Golden, Oregon – a ghost town

During our recent trip to Wolf Creek Campground, we had plenty of time to explore a bit.  Just 3 miles away was a real live ghost town.  Our daughter has a bucket list of things to do before she’s 12 and visiting a ghost town is on it.  Clearly, we had no choice but to go check it out!

Golden, Oregon, is just a few minutes off I-5 and is a fun way to stretch  your legs.  We stayed about 30 minutes and had fun imaging life “back then”. Golden is now maintained by Oregon State Parks and is open for anyone to visit.

Parts of the TV show “Bonanza” and several movies were filmed in Golden in the 1950s-1970s, so rumor has it that everything you see isn’t necessarily as old as it looks.  But even if it’s not 100% authentic, it’s an adventure and it’s listed as a Heritage Site.

 The first thing we saw, besides a big sign, was this gorgeous old church.  We parked nearby and hopped out.  I couldn’t wait to read the sign.

 

I’ll leave you the rest of the signs to discover for yourself, but I
loved this old photo showing the church in its younger days.  Notice the “Ruble” name.

 

Inside the church.  Remarkably good condition considering the door’s lock was broken.

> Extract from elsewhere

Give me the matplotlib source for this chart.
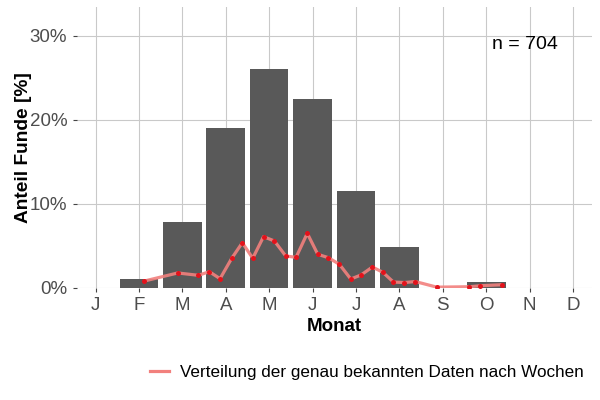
import matplotlib
matplotlib.use("Agg")
import matplotlib.pyplot as plt
from matplotlib.ticker import FuncFormatter
from matplotlib.lines import Line2D

plt.rcParams['font.family'] = ['Liberation Sans', 'DejaVu Sans']

# --- data ---
months = ["J", "F", "M", "A", "M", "J", "J", "A", "S", "O", "N", "D"]
month_share = [0.0, 1.1, 7.85, 19.0, 26.1, 22.55, 11.5, 4.85, 0.0, 0.72, 0.0, 0.0]  # % per month

# weekly distribution: position on month axis, share in %
week_pos = [2.124, 2.894, 3.369, 3.622, 3.869, 4.138, 4.382, 4.622, 4.870, 5.120,
            5.382, 5.620, 5.878, 6.120, 6.364, 6.618, 6.880, 7.117, 7.378, 7.618,
            7.862, 8.115, 8.366, 8.862, 9.606, 9.866, 10.359]
week_share = [0.83, 1.79, 1.51, 1.94, 1.11, 3.54, 5.39, 3.54, 6.11, 5.60,
              3.81, 3.65, 6.51, 4.01, 3.61, 2.82, 1.07, 1.55, 2.50, 1.87,
              0.71, 0.65, 0.77, 0.10, 0.15, 0.27, 0.39]

n_label = "n = 704"
legend_label = "Verteilung der genau bekannten Daten nach Wochen"

# --- figure ---
fig = plt.figure(figsize=(6, 4), dpi=100)
ax = fig.add_axes([76.5 / 600, 1 - 288 / 400, 515.2 / 600, 281 / 400])

xpos = list(range(1, len(months) + 1))
ax.bar(xpos, month_share, width=0.89, color="#595959", zorder=2)
ax.plot(week_pos, week_share, color="#F2807D", lw=2.3, alpha=0.9, zorder=3,
        solid_capstyle="round", solid_joinstyle="round")
ax.plot(week_pos, week_share, "o", color="#E3121B", ms=3.6, mec="none", zorder=4)

ax.set_xlim(0.562, 12.43)
ax.set_ylim(0, 33.45)
ax.set_xticks(xpos)
ax.set_xticklabels(months)
ax.set_yticks([0, 10, 20, 30])
ax.yaxis.set_major_formatter(FuncFormatter(lambda v, p: f"{int(v)}%"))

ax.grid(True, color="#C9C9C9", lw=0.8, zorder=0)
ax.set_axisbelow(True)
for s in ax.spines.values():
    s.set_visible(False)
ax.tick_params(axis="both", length=3.2, width=0.8, color="#444444",
               labelsize=13.5, labelcolor="#4D4D4D", pad=3)
ax.tick_params(axis="y", pad=3.5)

ax.set_xlabel("Monat", fontsize=13.5, fontweight="bold", color="black")
ax.set_ylabel("Anteil Funde [%]", fontsize=13.8, fontweight="bold", color="black")
ax.xaxis.set_label_coords(0.5, -0.107)
ax.yaxis.set_label_coords(-0.087, 0.5)

ax.text(0.8705, 0.865, n_label, transform=ax.transAxes, ha="center", va="center",
        fontsize=14, color="black")

handle = Line2D([0], [0], color="#F2807D", lw=2.3)
fig.legend([handle], [legend_label], loc="center", bbox_to_anchor=(367 / 600, 1 - 372 / 400),
           frameon=False, fontsize=12.3, handlelength=1.12, handletextpad=0.65)

fig.savefig("out.png", dpi=100, facecolor="white")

After we checked out the church, we headed next door to the mercantile.

 

Inside the mercantile are remnants of another era.  How much of this is real and how much is from the Bonanza filming, I don’t really know.

 

First thing, we checked dates.  1993…I have no idea what someone was decorating for, but they worked hard because all the shelves were covered and the newspapers were all cut in a lace pattern.
An old stove in the living quarters of the mercantile.  Still full of ashes.
After the mercantile, the school building was next.  As late as 1906, they still had 36 children enrolled here.

 

Notice again the “Ruble” name.  These were scrawled under the coat hooks behind the door.
Golden is an old mining town, and for decades the miners used hydraulic pumps to blast out the hillsides and create this broad valley.  For years, it apparently was a wasteland, but now a non-profit group is working to restore it and create wetlands.